Enquanto a pauta do cuidado segue em disputa nas diferentes instâncias públicas, seja federal, estadual ou municipal, mulheres negras, trans e indígenas continuam se responsabilizando e se sobrecarregando pelo cuidado de suas famílias, territórios e comunidades.

Na Casa Dulce Seixas, primeira e única casa de acolhimento LGBT+ da Baixada Fluminense, Shirley é vista como a matriarca da comunidade que vive com ela na casa, em Nova Iguaçu. Ela representa para muitos daqueles jovens e adultos o apoio que o estado não oferece para eles. Enquanto isso, Elna, liderança indígena e idealizadora do CURE, que fica no Encantado, zona norte do Rio, também se vê como uma trabalhadora do cuidado, administrando uma casa onde as mulheres do seu território buscam por apoio emocional, saúde e bem-viver.

“A gente passa às vezes até 18 horas por dia cuidando dos filhos ou quando estamos cuidando de outras pessoas. Pela falta de acesso ou pelo desinteresse do governo, não estamos incluídas em políticas, mesmo sendo a maioria da população que sustenta o nosso sistema. Somos nós que cuidamos das crianças, dos idosos, das mulheres, e mesmo assim não temos políticas públicas assertivas para a gente”, desabafa Elna.

Interseccionalidade do cuidado

Antes da Política Nacional do Cuidado começar a ser construída federalmente, já existiam articulações e mobilizações acontecendo em diferentes frentes, onde mulheres negras se colocaram enquanto provocadoras da importância de transversalizar a pauta do cuidado com questões raciais.
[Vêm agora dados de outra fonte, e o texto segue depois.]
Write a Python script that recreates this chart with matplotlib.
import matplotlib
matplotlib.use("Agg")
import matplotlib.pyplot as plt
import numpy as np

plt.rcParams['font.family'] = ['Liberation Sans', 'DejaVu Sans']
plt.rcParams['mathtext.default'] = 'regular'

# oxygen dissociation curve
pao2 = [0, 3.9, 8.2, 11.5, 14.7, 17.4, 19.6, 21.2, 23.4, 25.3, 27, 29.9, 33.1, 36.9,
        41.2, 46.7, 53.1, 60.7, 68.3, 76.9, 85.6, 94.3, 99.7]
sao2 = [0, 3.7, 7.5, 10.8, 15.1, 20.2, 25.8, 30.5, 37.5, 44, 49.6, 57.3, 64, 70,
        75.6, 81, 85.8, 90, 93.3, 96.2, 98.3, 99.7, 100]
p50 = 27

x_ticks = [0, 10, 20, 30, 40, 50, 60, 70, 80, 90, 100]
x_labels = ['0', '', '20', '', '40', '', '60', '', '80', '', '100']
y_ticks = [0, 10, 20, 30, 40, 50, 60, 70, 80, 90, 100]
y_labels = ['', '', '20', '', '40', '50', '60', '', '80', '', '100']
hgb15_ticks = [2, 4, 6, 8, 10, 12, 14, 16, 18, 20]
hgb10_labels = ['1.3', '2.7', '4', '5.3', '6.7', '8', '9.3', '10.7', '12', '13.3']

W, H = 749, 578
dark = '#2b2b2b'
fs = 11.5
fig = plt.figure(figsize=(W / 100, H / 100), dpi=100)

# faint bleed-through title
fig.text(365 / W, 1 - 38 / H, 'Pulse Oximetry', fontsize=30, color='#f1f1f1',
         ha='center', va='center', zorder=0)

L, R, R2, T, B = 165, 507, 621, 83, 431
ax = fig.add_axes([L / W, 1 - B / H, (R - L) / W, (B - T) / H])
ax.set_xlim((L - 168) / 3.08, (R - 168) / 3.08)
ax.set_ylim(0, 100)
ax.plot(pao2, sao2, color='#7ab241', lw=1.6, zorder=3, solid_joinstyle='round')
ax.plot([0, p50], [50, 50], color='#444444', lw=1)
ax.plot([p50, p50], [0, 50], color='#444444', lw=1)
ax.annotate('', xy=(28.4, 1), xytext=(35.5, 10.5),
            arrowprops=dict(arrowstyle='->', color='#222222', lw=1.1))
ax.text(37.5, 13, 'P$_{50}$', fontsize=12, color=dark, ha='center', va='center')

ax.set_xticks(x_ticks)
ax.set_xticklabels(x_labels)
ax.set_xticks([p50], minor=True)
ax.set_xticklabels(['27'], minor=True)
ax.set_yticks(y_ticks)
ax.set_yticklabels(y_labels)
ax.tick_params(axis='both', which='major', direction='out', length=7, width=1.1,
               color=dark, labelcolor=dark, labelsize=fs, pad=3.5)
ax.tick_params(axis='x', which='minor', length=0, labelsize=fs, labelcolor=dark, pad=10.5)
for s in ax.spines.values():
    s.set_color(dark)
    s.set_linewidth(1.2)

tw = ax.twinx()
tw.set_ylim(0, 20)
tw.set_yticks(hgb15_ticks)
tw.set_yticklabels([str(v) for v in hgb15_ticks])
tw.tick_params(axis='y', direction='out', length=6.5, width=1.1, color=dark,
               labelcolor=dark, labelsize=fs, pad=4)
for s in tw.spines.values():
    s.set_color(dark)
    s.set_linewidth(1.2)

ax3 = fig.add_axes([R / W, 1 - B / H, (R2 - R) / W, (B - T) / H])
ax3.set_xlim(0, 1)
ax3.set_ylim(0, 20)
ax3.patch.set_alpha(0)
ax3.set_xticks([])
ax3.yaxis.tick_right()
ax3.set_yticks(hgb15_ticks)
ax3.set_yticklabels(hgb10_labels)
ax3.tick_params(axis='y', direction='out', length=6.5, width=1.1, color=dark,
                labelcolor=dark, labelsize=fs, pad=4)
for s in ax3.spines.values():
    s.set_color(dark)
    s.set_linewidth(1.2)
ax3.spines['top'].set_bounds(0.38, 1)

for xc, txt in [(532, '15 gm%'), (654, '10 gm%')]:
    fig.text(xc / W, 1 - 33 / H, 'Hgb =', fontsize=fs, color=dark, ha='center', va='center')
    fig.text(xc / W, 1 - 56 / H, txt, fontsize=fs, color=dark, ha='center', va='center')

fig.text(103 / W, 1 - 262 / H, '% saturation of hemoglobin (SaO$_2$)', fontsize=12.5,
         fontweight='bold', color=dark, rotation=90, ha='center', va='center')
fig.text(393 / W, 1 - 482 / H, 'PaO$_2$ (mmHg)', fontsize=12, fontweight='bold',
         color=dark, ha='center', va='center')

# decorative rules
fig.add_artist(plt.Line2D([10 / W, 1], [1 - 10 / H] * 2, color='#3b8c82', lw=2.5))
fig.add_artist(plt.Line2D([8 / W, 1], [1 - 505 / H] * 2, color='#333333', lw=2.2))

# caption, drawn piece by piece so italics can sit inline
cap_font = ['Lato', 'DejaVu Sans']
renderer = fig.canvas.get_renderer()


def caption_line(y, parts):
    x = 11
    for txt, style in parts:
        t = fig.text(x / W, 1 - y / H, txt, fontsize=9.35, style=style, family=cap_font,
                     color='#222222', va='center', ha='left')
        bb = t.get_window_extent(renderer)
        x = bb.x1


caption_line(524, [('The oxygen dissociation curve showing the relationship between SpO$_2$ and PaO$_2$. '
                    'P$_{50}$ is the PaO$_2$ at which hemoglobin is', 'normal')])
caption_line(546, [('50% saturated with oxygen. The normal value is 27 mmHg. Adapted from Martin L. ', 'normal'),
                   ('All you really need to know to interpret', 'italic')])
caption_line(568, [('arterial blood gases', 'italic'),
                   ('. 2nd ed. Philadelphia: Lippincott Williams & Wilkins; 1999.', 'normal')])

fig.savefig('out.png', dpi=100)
Na audiência “A Economia do Cuidado”, que aconteceu em abril de 2024, na ALERJ, puxada pela Comissão de Defesa dos Direitos da Mulher da Alerj, presidida pela Deputada Estadual Renata Souza (PSOL), a Casa Fluminense participou, representada pela coordenadora de informação, Luize Sampaio, que compartilhou sobre o ciclo de negligência que atravessa mulheres negras e periféricas, e a importância de lideranças sociais femininas para a garantia de dignidade dos territórios.

Anielle Franco, Ministra da Igualdade Racial do Brasil, que esteve presente na mesa durante o Fórum Rio 2025, se colocou como uma aliada para a articulação da Política do Cuidado e também afirmou a importância de tratar o cuidado como uma pauta interseccional. “A gente não pode achar que transversalizar é algo simples, porque não é, mas ainda assim, o transversalizar, precisa estar presente quando formos debater sobre política de cuidado e as mulheres negras precisam estar no centro do debate!”, direciona a Ministra.
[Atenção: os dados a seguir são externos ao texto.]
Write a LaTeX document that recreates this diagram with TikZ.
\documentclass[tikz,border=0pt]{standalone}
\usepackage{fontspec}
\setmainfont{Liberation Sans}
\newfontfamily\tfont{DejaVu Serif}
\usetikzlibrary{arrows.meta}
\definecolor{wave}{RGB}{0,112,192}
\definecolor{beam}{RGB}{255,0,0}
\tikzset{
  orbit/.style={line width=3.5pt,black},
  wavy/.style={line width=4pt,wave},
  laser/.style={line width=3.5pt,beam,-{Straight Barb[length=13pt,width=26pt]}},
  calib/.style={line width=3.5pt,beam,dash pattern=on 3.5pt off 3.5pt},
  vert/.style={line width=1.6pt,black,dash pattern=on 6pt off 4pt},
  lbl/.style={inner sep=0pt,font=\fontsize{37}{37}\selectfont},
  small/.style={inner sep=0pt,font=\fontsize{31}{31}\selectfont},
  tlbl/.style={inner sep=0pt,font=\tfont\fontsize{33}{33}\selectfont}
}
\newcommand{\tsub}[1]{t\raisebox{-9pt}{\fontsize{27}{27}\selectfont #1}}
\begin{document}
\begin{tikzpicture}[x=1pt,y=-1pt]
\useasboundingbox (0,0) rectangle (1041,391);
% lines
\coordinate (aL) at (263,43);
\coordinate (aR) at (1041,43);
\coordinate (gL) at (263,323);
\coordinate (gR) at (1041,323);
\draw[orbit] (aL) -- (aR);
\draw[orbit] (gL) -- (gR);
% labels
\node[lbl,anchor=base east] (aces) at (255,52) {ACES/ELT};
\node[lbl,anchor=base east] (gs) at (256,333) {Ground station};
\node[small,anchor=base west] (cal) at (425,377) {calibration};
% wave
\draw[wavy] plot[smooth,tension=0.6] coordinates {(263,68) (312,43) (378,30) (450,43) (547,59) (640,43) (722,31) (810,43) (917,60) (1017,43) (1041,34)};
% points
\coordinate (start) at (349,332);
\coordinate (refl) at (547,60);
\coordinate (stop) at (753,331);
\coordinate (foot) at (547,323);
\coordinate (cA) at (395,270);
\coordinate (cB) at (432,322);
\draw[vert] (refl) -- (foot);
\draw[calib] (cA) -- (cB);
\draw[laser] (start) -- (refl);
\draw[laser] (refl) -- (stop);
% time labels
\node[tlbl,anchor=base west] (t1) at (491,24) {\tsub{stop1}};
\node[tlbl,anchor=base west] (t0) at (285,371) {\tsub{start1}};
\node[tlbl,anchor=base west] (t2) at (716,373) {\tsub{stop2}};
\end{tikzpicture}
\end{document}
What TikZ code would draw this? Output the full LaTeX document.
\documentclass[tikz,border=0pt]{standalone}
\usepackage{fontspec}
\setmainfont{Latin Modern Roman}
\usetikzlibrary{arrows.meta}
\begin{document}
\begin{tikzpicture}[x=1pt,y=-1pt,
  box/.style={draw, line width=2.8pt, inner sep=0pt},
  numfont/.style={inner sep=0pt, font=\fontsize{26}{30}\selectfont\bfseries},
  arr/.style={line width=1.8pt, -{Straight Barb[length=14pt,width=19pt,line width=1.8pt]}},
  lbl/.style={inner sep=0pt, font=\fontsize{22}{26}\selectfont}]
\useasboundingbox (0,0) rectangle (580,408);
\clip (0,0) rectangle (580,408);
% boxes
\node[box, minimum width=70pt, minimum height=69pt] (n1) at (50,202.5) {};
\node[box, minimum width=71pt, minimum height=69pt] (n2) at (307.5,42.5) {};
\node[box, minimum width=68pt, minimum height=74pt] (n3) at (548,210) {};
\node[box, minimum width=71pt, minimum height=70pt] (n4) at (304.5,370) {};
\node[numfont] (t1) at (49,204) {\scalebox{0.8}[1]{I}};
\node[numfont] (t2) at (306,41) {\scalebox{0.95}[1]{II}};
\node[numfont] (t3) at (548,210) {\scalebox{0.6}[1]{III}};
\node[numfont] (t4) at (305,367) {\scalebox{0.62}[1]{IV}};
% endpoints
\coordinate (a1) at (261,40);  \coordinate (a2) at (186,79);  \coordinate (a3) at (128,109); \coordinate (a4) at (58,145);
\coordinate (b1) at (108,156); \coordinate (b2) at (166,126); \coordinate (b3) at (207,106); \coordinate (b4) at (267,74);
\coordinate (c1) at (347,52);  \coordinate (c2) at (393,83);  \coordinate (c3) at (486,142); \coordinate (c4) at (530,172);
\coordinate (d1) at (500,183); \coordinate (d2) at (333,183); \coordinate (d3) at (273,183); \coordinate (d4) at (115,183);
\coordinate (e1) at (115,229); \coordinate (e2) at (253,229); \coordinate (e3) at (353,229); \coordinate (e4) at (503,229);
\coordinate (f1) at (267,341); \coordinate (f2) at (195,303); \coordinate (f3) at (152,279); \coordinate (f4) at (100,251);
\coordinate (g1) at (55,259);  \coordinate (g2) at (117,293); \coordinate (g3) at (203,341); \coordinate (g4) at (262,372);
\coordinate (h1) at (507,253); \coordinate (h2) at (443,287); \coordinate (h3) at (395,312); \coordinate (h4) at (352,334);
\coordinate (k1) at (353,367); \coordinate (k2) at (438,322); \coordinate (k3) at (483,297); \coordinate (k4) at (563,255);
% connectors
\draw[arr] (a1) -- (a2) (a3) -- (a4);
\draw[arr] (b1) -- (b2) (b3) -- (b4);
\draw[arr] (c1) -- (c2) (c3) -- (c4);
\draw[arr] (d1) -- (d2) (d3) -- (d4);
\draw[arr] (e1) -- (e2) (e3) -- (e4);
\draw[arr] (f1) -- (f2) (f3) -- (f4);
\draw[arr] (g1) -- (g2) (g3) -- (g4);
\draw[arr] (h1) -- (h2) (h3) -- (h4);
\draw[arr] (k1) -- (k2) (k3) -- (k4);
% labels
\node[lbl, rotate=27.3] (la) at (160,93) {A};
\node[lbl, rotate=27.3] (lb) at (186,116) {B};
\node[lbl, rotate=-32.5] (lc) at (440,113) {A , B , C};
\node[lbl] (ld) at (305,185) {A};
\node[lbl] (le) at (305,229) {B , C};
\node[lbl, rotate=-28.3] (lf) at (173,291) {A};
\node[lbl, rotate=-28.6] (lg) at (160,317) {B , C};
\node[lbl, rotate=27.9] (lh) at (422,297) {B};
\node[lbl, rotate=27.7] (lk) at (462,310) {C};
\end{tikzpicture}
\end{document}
A Casa Fluminense tem desde 2022 pautado a política do cuidado como uma proposta de política pública presente na Agenda Rio 2030. Seja produzindo eventos como o “Cuidado no Centro da Política”, ou participando de encontros como o “La cuida – Laboratório de ativação da economia do cuidado” no Uruguai, a organização tem se colocado nacional e internacionalmente no debate do cuidado, entendendo que para projetar o bem-viver do país é preciso pensar primeiro em quem o sustentou até aqui. 

Para a Casa, é importante que essa articulação aconteça em diálogo com a sociedade civil, com lideranças, organizações sociais presentes em favelas e periferias, porque são desses lugares que vão surgir as soluções para o futuro da metrópole e do país. Não tem como pensar a solução para a desigualdade sem incluir no debate quem mais é atravessado pelo problema.
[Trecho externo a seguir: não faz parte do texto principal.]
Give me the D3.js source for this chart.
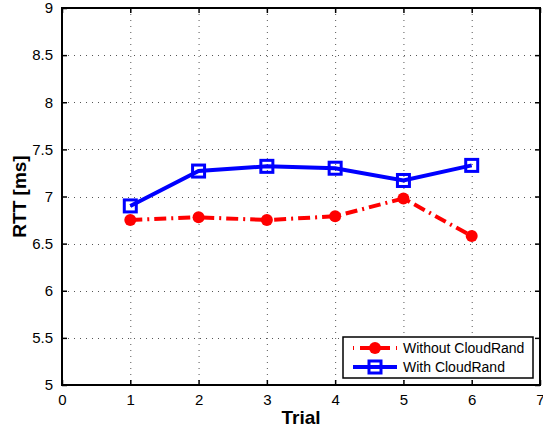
<!DOCTYPE html>
<html><head><meta charset="utf-8">
<script src="https://cdn.jsdelivr.net/npm/d3@7"></script>
<style>body{margin:0;background:#fff}svg{display:block}</style>
</head><body>
<script>
const trials = [1, 2, 3, 4, 5, 6];
const withoutCloudRand = [6.75, 6.78, 6.75, 6.79, 6.98, 6.58];
const withCloudRand = [6.90, 7.27, 7.32, 7.30, 7.17, 7.33];
const xTicks = [0, 1, 2, 3, 4, 5, 6, 7];
const yTicks = [5, 5.5, 6, 6.5, 7, 7.5, 8, 8.5, 9];
const seriesNames = ["Without CloudRand", "With CloudRand"];

const W = 543, H = 431;
const L = 62, R = 540, T = 8, B = 385;
const svg = d3.select("body").append("svg").attr("width", W).attr("height", H);
const x = d3.scaleLinear().domain([0, 7]).range([L, R]);
const y = d3.scaleLinear().domain([5, 9]).range([B, T]);
const font = "Liberation Sans, Arial, Helvetica, sans-serif";

// grid
const g = svg.append("g");
g.selectAll(".vg").data(xTicks.slice(1, -1)).enter().append("line")
  .attr("x1", d => x(d) + 0.5).attr("x2", d => x(d) + 0.5).attr("y1", T).attr("y2", B)
  .attr("stroke", "#555").attr("stroke-width", 1).attr("stroke-dasharray", "1,5");
g.selectAll(".hg").data(yTicks.slice(1, -1)).enter().append("line")
  .attr("y1", d => Math.round(y(d)) + 0.5).attr("y2", d => Math.round(y(d)) + 0.5).attr("x1", L).attr("x2", R)
  .attr("stroke", "#555").attr("stroke-width", 1).attr("stroke-dasharray", "1,5");

// axes
const xa = svg.append("g").attr("transform", `translate(0,${B})`)
  .call(d3.axisBottom(x).tickValues(xTicks).tickSize(-5).tickPadding(9).tickFormat(d3.format("d")));
const xt = svg.append("g").attr("transform", `translate(0,${T})`)
  .call(d3.axisTop(x).tickValues(xTicks).tickSize(-5).tickFormat(""));
const ya = svg.append("g").attr("transform", `translate(${L},0)`)
  .call(d3.axisLeft(y).tickValues(yTicks).tickSize(-5).tickPadding(9).tickFormat(d => String(d)));
const yr = svg.append("g").attr("transform", `translate(${R},0)`)
  .call(d3.axisRight(y).tickValues(yTicks).tickSize(-5).tickFormat(""));
[xa, xt, ya, yr].forEach(a => {
  a.select(".domain").attr("stroke", "#000").attr("stroke-width", 2);
  a.selectAll(".tick line").attr("stroke", "#000").attr("stroke-width", 1.5);
  a.selectAll("text").attr("font-family", font).attr("font-size", 15).attr("fill", "#000");
});
ya.selectAll(".domain").remove();
yr.selectAll(".domain").remove();
xa.selectAll(".domain").remove();
xt.selectAll(".domain").remove();
svg.append("rect").attr("x", L).attr("y", T).attr("width", R - L).attr("height", B - T)
  .attr("fill", "none").attr("stroke", "#000").attr("stroke-width", 2);

// labels
svg.append("text").attr("x", (L + R) / 2).attr("y", 424).attr("text-anchor", "middle")
  .attr("font-family", font).attr("font-weight", "bold").attr("font-size", 19).text("Trial");
svg.append("text").attr("transform", `translate(26,${(T + B) / 2}) rotate(-90)`).attr("text-anchor", "middle")
  .attr("font-family", font).attr("font-weight", "bold").attr("font-size", 19).text("RTT [ms]");

const line = d3.line().x(d => x(d[0])).y(d => y(d[1]));
const redData = trials.map((t, i) => [t, withoutCloudRand[i]]);
const blueData = trials.map((t, i) => [t, withCloudRand[i]]);

svg.append("path").datum(redData).attr("d", line).attr("fill", "none")
  .attr("stroke", "#ff0000").attr("stroke-width", 4).attr("stroke-dasharray", "12,5,2,5");
svg.selectAll(".rm").data(redData).enter().append("circle")
  .attr("cx", d => x(d[0])).attr("cy", d => y(d[1])).attr("r", 6).attr("fill", "#ff0000");

svg.append("path").datum(blueData).attr("d", line).attr("fill", "none")
  .attr("stroke", "#0000ff").attr("stroke-width", 4);
svg.selectAll(".bm").data(blueData).enter().append("rect")
  .attr("x", d => x(d[0]) - 6).attr("y", d => y(d[1]) - 6).attr("width", 12).attr("height", 12)
  .attr("fill", "none").attr("stroke", "#0000ff").attr("stroke-width", 3);

// legend
const lg = svg.append("g");
lg.append("rect").attr("x", 343).attr("y", 337).attr("width", 190).attr("height", 41)
  .attr("fill", "#fff").attr("stroke", "#000").attr("stroke-width", 1.5);
const ly = [348, 367];
lg.append("line").attr("x1", 353).attr("x2", 397).attr("y1", ly[0]).attr("y2", ly[0])
  .attr("stroke", "#ff0000").attr("stroke-width", 4).attr("stroke-dasharray", "1,6,30,6");
lg.append("circle").attr("cx", 375).attr("cy", ly[0]).attr("r", 6).attr("fill", "#ff0000");
lg.append("line").attr("x1", 353).attr("x2", 397).attr("y1", ly[1]).attr("y2", ly[1])
  .attr("stroke", "#0000ff").attr("stroke-width", 4);
lg.append("rect").attr("x", 369).attr("y", ly[1] - 6).attr("width", 12).attr("height", 12)
  .attr("fill", "none").attr("stroke", "#0000ff").attr("stroke-width", 3);
lg.selectAll(".lt").data(seriesNames).enter().append("text")
  .attr("x", 403).attr("y", (d, i) => ly[i] + 5).attr("font-family", font).attr("font-size", 14)
  .text(d => d);
</script>
</body></html>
“A revolução do cuidado vem pelo reconhecimento da importância do nosso trabalho cuidado! A gente materna todo mundo, mas a gente deixa de maternar a gente, deixa de maternar nossos sonhos”, compartilha Elna.

É preciso somar forças nessa articulação, para que mulheres como a Elna, não precisem abrir mão dos seus sonhos para cuidar de quem o estado não se responsabiliza. Apoiar ações como a Marcha das Mulheres Negras, que vai acontecer no dia 25 de novembro, em Brasília, organizada pelo Instituto Odara. 

A coordenadora executiva da Casa, Larissa Amorim, fechou o debate da mesa “Territórios de Bem-viver” chamando todas as pessoas presentes para apoiar a construção dessa política: “Isso vai exigir muita articulação, e mais do que exigir de mulheres negras, indígenas, trans, vai ser uma missão nossa. A gente precisa entender que essa não é uma agenda política só de mulheres, precisamos de todo mundo para esse debate ser ampliado, sair da invisibilidade e de fato ter centralidade!”.